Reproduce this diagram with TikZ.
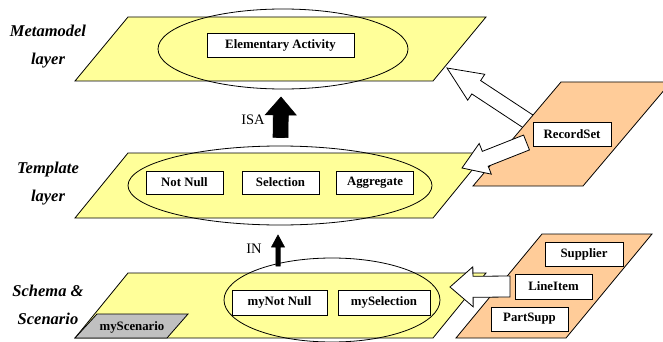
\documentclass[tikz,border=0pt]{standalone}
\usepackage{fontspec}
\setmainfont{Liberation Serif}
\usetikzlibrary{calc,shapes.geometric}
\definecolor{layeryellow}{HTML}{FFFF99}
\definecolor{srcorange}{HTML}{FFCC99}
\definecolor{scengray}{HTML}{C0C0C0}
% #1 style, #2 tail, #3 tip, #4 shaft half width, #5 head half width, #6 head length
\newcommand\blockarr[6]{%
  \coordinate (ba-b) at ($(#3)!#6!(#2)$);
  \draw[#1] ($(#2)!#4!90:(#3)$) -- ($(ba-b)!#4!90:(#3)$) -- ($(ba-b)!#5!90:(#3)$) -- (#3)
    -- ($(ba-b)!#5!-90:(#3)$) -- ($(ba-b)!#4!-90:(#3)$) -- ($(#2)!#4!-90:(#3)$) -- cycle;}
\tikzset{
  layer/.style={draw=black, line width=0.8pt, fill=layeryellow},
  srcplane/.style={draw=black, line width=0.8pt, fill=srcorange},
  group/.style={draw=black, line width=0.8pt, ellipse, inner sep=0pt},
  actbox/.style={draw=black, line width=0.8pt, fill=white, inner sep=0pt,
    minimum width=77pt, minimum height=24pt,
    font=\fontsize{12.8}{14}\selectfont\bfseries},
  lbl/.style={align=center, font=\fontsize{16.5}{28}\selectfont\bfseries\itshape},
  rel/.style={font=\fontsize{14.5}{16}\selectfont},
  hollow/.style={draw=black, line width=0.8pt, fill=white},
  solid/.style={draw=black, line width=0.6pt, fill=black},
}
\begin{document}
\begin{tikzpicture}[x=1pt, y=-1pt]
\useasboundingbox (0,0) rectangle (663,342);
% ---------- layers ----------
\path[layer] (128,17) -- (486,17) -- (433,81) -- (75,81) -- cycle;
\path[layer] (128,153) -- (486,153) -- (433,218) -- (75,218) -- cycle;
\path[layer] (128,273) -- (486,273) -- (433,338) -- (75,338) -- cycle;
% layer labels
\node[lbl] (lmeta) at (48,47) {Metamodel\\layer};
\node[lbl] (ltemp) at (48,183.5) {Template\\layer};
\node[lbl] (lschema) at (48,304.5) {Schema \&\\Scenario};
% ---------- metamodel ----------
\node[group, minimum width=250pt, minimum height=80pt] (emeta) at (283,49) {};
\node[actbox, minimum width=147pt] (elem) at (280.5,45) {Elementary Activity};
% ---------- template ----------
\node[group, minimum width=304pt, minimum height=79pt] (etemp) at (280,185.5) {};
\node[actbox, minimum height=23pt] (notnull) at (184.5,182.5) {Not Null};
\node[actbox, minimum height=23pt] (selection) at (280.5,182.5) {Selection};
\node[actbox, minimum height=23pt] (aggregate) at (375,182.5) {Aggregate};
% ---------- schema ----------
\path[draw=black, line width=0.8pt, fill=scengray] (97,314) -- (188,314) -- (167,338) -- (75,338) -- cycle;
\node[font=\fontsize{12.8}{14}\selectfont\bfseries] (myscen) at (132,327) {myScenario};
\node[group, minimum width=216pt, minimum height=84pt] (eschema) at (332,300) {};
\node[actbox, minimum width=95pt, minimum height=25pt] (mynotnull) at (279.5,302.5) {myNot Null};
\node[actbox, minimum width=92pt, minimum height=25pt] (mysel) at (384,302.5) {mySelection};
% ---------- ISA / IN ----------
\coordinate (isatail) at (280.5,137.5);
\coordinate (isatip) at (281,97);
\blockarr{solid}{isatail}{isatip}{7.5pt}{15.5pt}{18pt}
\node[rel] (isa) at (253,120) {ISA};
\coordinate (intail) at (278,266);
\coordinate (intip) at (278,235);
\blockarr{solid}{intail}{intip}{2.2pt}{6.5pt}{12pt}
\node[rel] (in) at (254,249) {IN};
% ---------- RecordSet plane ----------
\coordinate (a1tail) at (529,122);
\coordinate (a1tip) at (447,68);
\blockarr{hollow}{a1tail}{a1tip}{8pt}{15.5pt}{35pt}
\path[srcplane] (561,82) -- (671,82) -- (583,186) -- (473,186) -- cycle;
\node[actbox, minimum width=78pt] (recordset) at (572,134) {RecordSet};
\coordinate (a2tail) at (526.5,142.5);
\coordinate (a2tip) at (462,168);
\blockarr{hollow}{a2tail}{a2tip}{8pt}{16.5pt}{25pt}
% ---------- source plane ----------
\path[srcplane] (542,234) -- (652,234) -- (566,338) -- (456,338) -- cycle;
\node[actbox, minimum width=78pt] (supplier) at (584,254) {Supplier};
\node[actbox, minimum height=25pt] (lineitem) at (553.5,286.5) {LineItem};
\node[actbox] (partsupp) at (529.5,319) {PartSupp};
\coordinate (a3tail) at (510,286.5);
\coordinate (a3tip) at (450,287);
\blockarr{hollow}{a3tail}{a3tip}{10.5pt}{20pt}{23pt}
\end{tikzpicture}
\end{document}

☆ ☆ ☆ ☆

Requirements: Exclude the images, then output the data above word for word.

Finished answer:
Reproduce this diagram with TikZ.
\documentclass[tikz,border=0pt]{standalone}
\usepackage{fontspec}
\setmainfont{Liberation Serif}
\usetikzlibrary{calc,shapes.geometric}
\definecolor{layeryellow}{HTML}{FFFF99}
\definecolor{srcorange}{HTML}{FFCC99}
\definecolor{scengray}{HTML}{C0C0C0}
% #1 style, #2 tail, #3 tip, #4 shaft half width, #5 head half width, #6 head length
\newcommand\blockarr[6]{%
  \coordinate (ba-b) at ($(#3)!#6!(#2)$);
  \draw[#1] ($(#2)!#4!90:(#3)$) -- ($(ba-b)!#4!90:(#3)$) -- ($(ba-b)!#5!90:(#3)$) -- (#3)
    -- ($(ba-b)!#5!-90:(#3)$) -- ($(ba-b)!#4!-90:(#3)$) -- ($(#2)!#4!-90:(#3)$) -- cycle;}
\tikzset{
  layer/.style={draw=black, line width=0.8pt, fill=layeryellow},
  srcplane/.style={draw=black, line width=0.8pt, fill=srcorange},
  group/.style={draw=black, line width=0.8pt, ellipse, inner sep=0pt},
  actbox/.style={draw=black, line width=0.8pt, fill=white, inner sep=0pt,
    minimum width=77pt, minimum height=24pt,
    font=\fontsize{12.8}{14}\selectfont\bfseries},
  lbl/.style={align=center, font=\fontsize{16.5}{28}\selectfont\bfseries\itshape},
  rel/.style={font=\fontsize{14.5}{16}\selectfont},
  hollow/.style={draw=black, line width=0.8pt, fill=white},
  solid/.style={draw=black, line width=0.6pt, fill=black},
}
\begin{document}
\begin{tikzpicture}[x=1pt, y=-1pt]
\useasboundingbox (0,0) rectangle (663,342);
% ---------- layers ----------
\path[layer] (128,17) -- (486,17) -- (433,81) -- (75,81) -- cycle;
\path[layer] (128,153) -- (486,153) -- (433,218) -- (75,218) -- cycle;
\path[layer] (128,273) -- (486,273) -- (433,338) -- (75,338) -- cycle;
% layer labels
\node[lbl] (lmeta) at (48,47) {Metamodel\\layer};
\node[lbl] (ltemp) at (48,183.5) {Template\\layer};
\node[lbl] (lschema) at (48,304.5) {Schema \&\\Scenario};
% ---------- metamodel ----------
\node[group, minimum width=250pt, minimum height=80pt] (emeta) at (283,49) {};
\node[actbox, minimum width=147pt] (elem) at (280.5,45) {Elementary Activity};
% ---------- template ----------
\node[group, minimum width=304pt, minimum height=79pt] (etemp) at (280,185.5) {};
\node[actbox, minimum height=23pt] (notnull) at (184.5,182.5) {Not Null};
\node[actbox, minimum height=23pt] (selection) at (280.5,182.5) {Selection};
\node[actbox, minimum height=23pt] (aggregate) at (375,182.5) {Aggregate};
% ---------- schema ----------
\path[draw=black, line width=0.8pt, fill=scengray] (97,314) -- (188,314) -- (167,338) -- (75,338) -- cycle;
\node[font=\fontsize{12.8}{14}\selectfont\bfseries] (myscen) at (132,327) {myScenario};
\node[group, minimum width=216pt, minimum height=84pt] (eschema) at (332,300) {};
\node[actbox, minimum width=95pt, minimum height=25pt] (mynotnull) at (279.5,302.5) {myNot Null};
\node[actbox, minimum width=92pt, minimum height=25pt] (mysel) at (384,302.5) {mySelection};
% ---------- ISA / IN ----------
\coordinate (isatail) at (280.5,137.5);
\coordinate (isatip) at (281,97);
\blockarr{solid}{isatail}{isatip}{7.5pt}{15.5pt}{18pt}
\node[rel] (isa) at (253,120) {ISA};
\coordinate (intail) at (278,266);
\coordinate (intip) at (278,235);
\blockarr{solid}{intail}{intip}{2.2pt}{6.5pt}{12pt}
\node[rel] (in) at (254,249) {IN};
% ---------- RecordSet plane ----------
\coordinate (a1tail) at (529,122);
\coordinate (a1tip) at (447,68);
\blockarr{hollow}{a1tail}{a1tip}{8pt}{15.5pt}{35pt}
\path[srcplane] (561,82) -- (671,82) -- (583,186) -- (473,186) -- cycle;
\node[actbox, minimum width=78pt] (recordset) at (572,134) {RecordSet};
\coordinate (a2tail) at (526.5,142.5);
\coordinate (a2tip) at (462,168);
\blockarr{hollow}{a2tail}{a2tip}{8pt}{16.5pt}{25pt}
% ---------- source plane ----------
\path[srcplane] (542,234) -- (652,234) -- (566,338) -- (456,338) -- cycle;
\node[actbox, minimum width=78pt] (supplier) at (584,254) {Supplier};
\node[actbox, minimum height=25pt] (lineitem) at (553.5,286.5) {LineItem};
\node[actbox] (partsupp) at (529.5,319) {PartSupp};
\coordinate (a3tail) at (510,286.5);
\coordinate (a3tip) at (450,287);
\blockarr{hollow}{a3tail}{a3tip}{10.5pt}{20pt}{23pt}
\end{tikzpicture}
\end{document}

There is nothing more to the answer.